Given instruction :: The lines from the top of the material through the line with "const yRight = [0, 0.15, 0.3, 0.45, 0.6, 0.75];" are to be set down exactly. Leave the pictures out.

Given information ::
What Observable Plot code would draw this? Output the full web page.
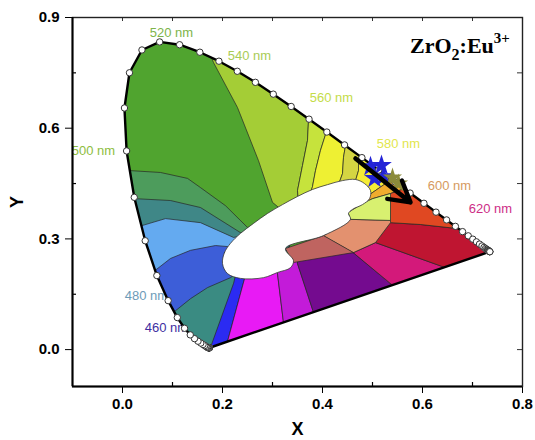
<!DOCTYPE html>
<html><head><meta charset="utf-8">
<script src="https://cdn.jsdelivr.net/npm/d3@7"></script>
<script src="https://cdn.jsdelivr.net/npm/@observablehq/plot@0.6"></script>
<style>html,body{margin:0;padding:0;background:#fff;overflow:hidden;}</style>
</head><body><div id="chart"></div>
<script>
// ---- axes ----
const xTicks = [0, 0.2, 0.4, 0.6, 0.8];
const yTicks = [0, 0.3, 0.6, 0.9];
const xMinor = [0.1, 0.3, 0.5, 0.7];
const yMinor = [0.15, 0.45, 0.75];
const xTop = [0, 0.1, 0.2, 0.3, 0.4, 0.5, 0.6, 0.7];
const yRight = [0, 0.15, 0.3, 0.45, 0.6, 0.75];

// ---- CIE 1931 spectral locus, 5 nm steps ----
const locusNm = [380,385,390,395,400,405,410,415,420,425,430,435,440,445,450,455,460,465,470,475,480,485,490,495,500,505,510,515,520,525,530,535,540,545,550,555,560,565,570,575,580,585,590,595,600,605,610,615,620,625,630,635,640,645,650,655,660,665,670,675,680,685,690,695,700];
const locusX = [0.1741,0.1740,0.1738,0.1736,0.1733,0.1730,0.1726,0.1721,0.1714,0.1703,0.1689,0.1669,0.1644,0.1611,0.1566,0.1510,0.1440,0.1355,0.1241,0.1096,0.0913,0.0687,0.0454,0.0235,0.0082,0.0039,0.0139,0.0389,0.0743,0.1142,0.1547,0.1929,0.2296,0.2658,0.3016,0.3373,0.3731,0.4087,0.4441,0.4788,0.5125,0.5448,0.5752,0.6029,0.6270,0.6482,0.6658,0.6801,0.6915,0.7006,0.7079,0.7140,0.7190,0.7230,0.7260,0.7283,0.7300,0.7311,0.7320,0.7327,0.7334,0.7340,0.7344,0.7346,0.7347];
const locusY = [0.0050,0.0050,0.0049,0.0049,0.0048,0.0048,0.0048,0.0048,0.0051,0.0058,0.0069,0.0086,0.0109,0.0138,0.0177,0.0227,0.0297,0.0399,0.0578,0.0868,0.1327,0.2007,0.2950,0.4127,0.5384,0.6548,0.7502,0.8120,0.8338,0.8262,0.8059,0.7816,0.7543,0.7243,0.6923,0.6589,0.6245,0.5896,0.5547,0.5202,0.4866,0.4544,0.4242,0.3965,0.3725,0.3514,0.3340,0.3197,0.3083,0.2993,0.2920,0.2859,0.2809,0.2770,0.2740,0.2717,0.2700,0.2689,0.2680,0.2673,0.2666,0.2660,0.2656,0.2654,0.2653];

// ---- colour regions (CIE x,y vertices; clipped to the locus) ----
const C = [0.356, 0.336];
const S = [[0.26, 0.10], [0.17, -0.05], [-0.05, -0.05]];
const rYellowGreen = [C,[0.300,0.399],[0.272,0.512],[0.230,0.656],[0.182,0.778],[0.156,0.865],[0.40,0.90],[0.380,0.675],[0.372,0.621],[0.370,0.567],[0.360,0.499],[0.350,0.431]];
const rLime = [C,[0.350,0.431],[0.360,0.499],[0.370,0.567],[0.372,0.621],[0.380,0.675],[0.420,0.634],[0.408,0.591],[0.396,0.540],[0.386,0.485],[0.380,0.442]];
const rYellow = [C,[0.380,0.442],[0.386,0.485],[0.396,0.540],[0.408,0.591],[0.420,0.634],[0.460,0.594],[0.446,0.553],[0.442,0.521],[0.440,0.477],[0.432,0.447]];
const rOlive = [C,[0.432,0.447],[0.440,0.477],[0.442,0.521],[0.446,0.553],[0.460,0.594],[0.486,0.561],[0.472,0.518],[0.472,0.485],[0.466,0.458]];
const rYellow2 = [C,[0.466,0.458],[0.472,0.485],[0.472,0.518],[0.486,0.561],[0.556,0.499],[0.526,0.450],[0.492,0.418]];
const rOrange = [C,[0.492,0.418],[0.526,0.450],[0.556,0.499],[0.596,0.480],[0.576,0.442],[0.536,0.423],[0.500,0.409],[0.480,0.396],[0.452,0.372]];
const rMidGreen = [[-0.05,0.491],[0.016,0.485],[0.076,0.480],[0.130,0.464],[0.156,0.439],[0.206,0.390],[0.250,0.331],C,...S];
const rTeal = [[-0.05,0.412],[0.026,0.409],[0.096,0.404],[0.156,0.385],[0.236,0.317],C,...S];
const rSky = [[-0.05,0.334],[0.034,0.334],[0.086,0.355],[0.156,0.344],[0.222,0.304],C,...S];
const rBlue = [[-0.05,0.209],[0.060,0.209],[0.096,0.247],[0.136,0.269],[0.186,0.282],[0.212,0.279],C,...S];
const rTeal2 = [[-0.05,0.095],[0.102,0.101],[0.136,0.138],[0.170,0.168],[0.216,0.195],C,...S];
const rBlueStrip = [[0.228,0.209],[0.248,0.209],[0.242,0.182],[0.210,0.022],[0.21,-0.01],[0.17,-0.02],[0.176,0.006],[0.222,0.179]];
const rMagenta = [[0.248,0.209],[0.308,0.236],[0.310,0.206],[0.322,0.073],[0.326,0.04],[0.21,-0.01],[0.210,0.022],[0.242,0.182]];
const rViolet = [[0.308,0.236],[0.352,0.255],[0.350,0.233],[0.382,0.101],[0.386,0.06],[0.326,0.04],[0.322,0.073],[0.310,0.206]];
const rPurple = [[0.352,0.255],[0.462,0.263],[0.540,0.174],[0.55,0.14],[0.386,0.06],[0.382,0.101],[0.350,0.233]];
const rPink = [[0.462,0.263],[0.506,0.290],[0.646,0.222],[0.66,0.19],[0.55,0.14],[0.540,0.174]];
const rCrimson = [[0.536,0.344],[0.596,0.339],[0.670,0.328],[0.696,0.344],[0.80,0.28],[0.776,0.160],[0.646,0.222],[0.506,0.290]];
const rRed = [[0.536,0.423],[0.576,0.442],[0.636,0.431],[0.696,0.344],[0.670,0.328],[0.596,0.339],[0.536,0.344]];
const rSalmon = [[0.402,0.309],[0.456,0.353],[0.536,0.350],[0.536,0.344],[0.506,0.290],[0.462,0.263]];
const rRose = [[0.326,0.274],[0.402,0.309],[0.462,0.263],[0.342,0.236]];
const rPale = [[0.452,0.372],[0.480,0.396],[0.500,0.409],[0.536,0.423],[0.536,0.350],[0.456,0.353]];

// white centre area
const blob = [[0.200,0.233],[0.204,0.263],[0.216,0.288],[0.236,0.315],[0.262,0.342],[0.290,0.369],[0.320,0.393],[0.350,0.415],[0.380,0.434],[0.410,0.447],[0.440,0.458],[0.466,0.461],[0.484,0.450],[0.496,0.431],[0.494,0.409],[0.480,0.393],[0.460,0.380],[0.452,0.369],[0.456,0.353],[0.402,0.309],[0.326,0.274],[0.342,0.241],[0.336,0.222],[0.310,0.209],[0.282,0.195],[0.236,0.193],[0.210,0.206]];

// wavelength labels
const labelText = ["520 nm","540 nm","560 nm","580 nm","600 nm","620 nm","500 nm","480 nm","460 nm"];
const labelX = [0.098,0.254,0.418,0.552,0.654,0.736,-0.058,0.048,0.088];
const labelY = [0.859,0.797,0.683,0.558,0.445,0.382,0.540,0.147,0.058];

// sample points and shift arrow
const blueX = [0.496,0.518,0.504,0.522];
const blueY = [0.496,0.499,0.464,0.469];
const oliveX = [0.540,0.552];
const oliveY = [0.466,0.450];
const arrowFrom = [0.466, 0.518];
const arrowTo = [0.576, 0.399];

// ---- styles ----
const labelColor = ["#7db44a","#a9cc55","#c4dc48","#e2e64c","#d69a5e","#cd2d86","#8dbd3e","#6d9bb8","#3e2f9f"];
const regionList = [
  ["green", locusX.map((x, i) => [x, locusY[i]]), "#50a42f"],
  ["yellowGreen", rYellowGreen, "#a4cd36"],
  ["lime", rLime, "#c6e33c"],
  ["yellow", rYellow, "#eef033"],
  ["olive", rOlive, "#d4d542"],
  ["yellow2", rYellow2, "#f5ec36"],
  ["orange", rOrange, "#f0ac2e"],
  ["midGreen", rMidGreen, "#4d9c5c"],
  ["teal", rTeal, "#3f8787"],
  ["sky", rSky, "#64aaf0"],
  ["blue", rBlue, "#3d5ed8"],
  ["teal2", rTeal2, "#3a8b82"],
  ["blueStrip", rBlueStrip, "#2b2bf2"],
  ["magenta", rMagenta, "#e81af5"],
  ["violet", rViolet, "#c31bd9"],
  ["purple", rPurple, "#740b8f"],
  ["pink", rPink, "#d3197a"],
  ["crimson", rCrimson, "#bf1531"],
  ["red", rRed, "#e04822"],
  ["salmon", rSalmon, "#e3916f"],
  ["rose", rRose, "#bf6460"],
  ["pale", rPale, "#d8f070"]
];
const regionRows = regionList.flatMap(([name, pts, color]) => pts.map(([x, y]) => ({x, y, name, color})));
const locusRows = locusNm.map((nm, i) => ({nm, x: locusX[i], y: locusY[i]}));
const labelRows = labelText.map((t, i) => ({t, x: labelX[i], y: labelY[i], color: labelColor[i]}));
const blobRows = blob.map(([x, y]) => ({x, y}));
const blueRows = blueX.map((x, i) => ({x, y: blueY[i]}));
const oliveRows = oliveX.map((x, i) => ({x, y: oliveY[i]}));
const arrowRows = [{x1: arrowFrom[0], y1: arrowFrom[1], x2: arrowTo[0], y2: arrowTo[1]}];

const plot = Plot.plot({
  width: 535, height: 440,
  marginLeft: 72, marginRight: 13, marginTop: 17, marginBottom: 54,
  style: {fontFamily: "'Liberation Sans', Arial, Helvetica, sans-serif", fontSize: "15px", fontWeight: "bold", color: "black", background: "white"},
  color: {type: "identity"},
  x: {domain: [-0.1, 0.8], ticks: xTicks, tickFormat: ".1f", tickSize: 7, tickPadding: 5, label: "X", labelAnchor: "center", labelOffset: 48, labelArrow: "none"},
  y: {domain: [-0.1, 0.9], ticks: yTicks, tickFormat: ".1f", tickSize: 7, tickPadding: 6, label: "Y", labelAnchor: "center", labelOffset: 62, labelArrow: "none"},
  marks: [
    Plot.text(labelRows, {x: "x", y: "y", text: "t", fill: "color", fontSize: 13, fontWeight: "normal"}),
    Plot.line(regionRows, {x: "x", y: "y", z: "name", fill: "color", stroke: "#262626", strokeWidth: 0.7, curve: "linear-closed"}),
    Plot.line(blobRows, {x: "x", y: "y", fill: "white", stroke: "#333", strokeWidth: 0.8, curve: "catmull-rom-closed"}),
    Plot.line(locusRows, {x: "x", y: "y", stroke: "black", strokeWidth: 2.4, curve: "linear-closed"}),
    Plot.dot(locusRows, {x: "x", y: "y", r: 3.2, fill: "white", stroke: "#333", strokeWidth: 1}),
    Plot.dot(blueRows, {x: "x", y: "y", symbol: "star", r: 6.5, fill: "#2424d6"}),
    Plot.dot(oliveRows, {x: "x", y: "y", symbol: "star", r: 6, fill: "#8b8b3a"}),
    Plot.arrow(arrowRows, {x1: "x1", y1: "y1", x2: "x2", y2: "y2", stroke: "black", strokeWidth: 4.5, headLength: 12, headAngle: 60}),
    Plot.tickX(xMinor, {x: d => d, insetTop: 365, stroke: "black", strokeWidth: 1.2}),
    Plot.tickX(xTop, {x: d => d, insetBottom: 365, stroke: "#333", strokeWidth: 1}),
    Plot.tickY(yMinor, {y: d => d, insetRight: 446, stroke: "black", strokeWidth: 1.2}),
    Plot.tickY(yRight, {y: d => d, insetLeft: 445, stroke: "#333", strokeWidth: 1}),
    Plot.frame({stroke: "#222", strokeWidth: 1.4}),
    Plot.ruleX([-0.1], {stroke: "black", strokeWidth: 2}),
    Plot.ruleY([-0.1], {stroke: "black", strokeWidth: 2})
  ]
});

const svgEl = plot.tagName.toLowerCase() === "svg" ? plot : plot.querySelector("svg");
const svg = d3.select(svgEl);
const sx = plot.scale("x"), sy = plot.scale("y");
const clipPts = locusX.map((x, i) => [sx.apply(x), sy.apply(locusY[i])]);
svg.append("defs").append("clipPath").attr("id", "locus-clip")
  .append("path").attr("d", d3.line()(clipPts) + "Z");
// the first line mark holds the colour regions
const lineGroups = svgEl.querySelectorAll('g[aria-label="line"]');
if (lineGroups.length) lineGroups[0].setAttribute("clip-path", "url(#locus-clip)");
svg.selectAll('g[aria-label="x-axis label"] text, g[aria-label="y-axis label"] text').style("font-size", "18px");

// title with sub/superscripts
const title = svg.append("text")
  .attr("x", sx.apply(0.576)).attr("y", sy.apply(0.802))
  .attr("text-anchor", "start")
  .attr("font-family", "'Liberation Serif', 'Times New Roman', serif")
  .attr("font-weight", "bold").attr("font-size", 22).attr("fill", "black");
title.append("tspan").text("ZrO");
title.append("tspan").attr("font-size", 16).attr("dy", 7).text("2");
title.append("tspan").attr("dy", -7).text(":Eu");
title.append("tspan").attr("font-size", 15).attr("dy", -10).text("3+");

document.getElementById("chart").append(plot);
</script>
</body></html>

Finished answer ::
What Observable Plot code would draw this? Output the full web page.
<!DOCTYPE html>
<html><head><meta charset="utf-8">
<script src="https://cdn.jsdelivr.net/npm/d3@7"></script>
<script src="https://cdn.jsdelivr.net/npm/@observablehq/plot@0.6"></script>
<style>html,body{margin:0;padding:0;background:#fff;overflow:hidden;}</style>
</head><body><div id="chart"></div>
<script>
// ---- axes ----
const xTicks = [0, 0.2, 0.4, 0.6, 0.8];
const yTicks = [0, 0.3, 0.6, 0.9];
const xMinor = [0.1, 0.3, 0.5, 0.7];
const yMinor = [0.15, 0.45, 0.75];
const xTop = [0, 0.1, 0.2, 0.3, 0.4, 0.5, 0.6, 0.7];
const yRight = [0, 0.15, 0.3, 0.45, 0.6, 0.75];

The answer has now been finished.